Every already-solved cell therefore enters examine_potentials with potential_set == 0. The early-out at the top of examine_potentials only treats potential_set == 0 as "empty set / dead branch" when the cell is also unsolved:

if (b[i].solved_element == 0 && b[i].potential_set == 0)  // empty set
  return false;
switch (b[i].potential_set) {
  case 1:  /* singleton -> promote */ break;
  ...
  case 256: ...
  default:
    assert(!"potential set is not a power of 2");   // sudoku.cpp:282
}

For an already-solved cell (solved_element != 0, potential_set == 0) control falls through into switch(0) -> default -> assert. There is also a second legal state the switch does not cover: an unsolved cell with multiple candidates, where potential_set is e.g. 3 = 1|2 or 7 = 1|2|4 and is not a power of two.
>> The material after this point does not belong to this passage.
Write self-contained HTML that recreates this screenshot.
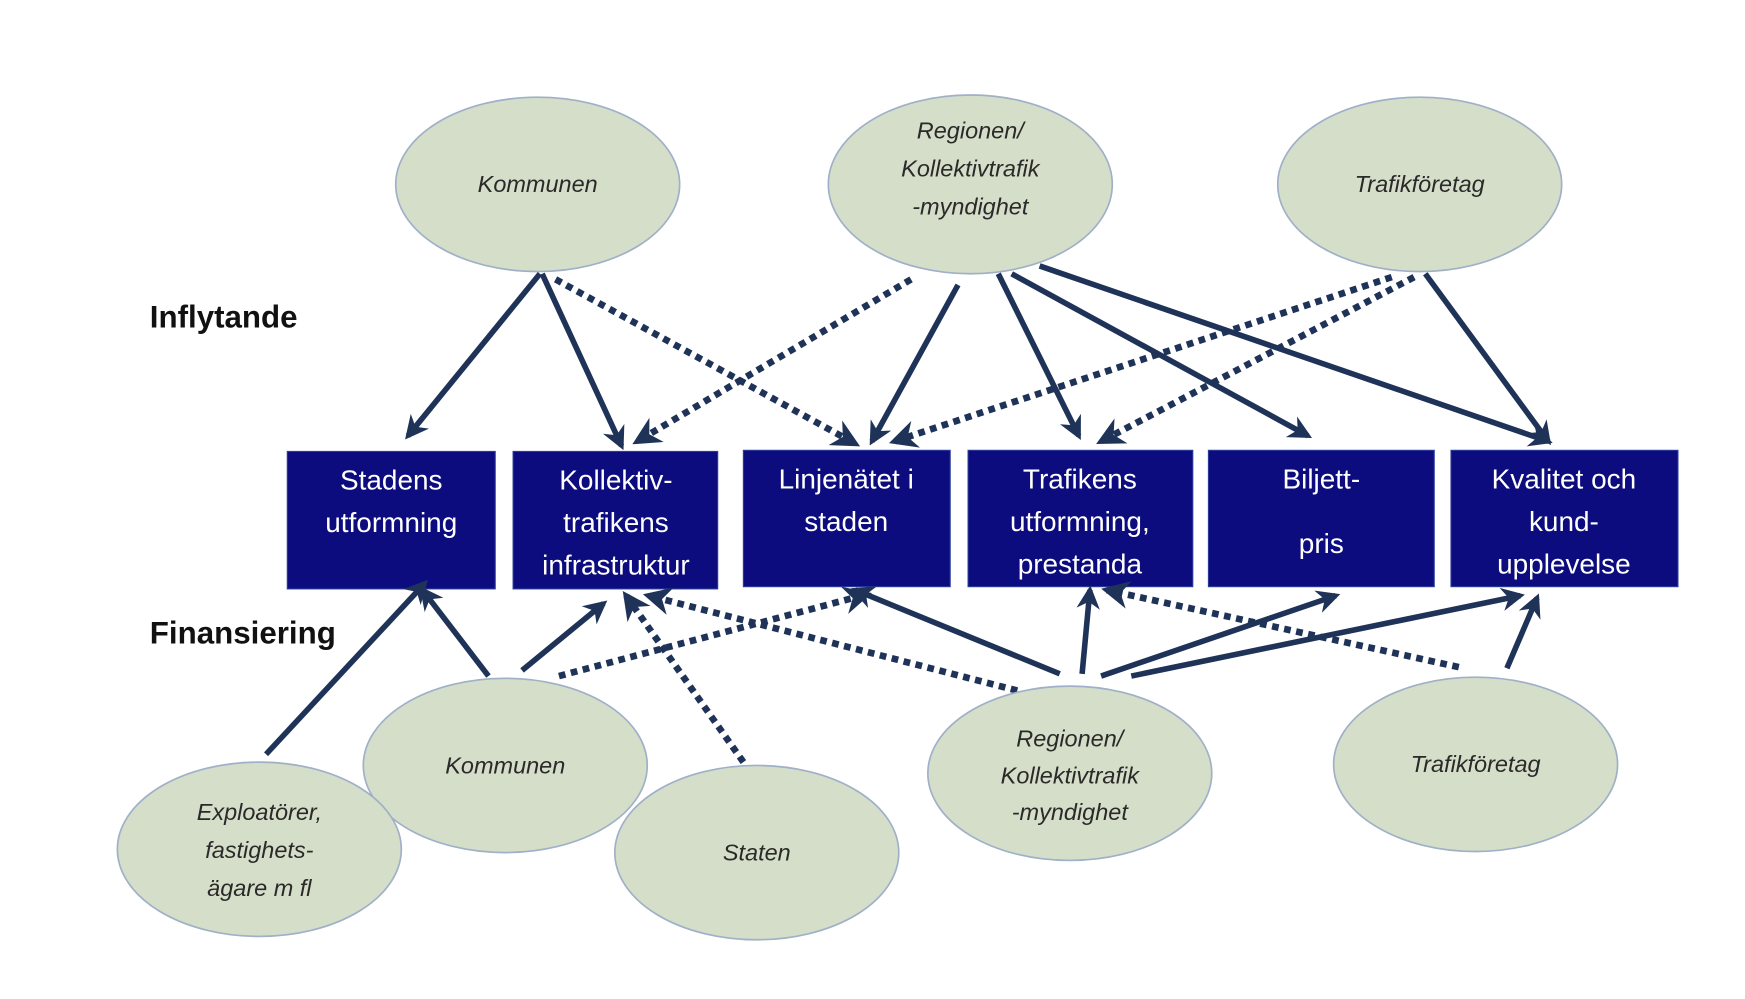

In other words, the assertion encodes an invariant ("potential_set is always a power of two here") that the function itself never establishes. Its actual intent is to promote singleton candidate sets into solved_element and leave every other cell untouched.

Suggested fix

Make the singleton filter explicit, instead of relying on the default assert being compiled out:

bool examine_potentials(board_element *b, bool *progress)
{
  bool singletons = false;
  for (unsigned i = 0; i < BOARD_SIZE; ++i)
  {
    if (b[i].solved_element != 0)
      continue;                      // already fixed; potential_set is 0 by construction
    if (b[i].potential_set == 0)     // empty set -> dead branch
      return false;
    // multiple candidates (not a power of 2): leave for partial_solve to branch on
    if ((b[i].potential_set & (b[i].potential_set - 1)) != 0)
      continue;
    switch (b[i].potential_set) {
      /* unchanged singleton -> solved_element mapping */
    }
  }
  *progress = singletons;
  return valid_board(b);
}

x & (x - 1) == 0 is the standard power-of-two test (x == 0 already excluded above). With the filter in place the default branch becomes genuinely unreachable; I'd remove it, but happy to keep it as a defensive assert if maintainers prefer.

After this change, example.sudoku runs to completion in both Debug and Release on all four built-in boards, in both find-one and full-enumeration modes.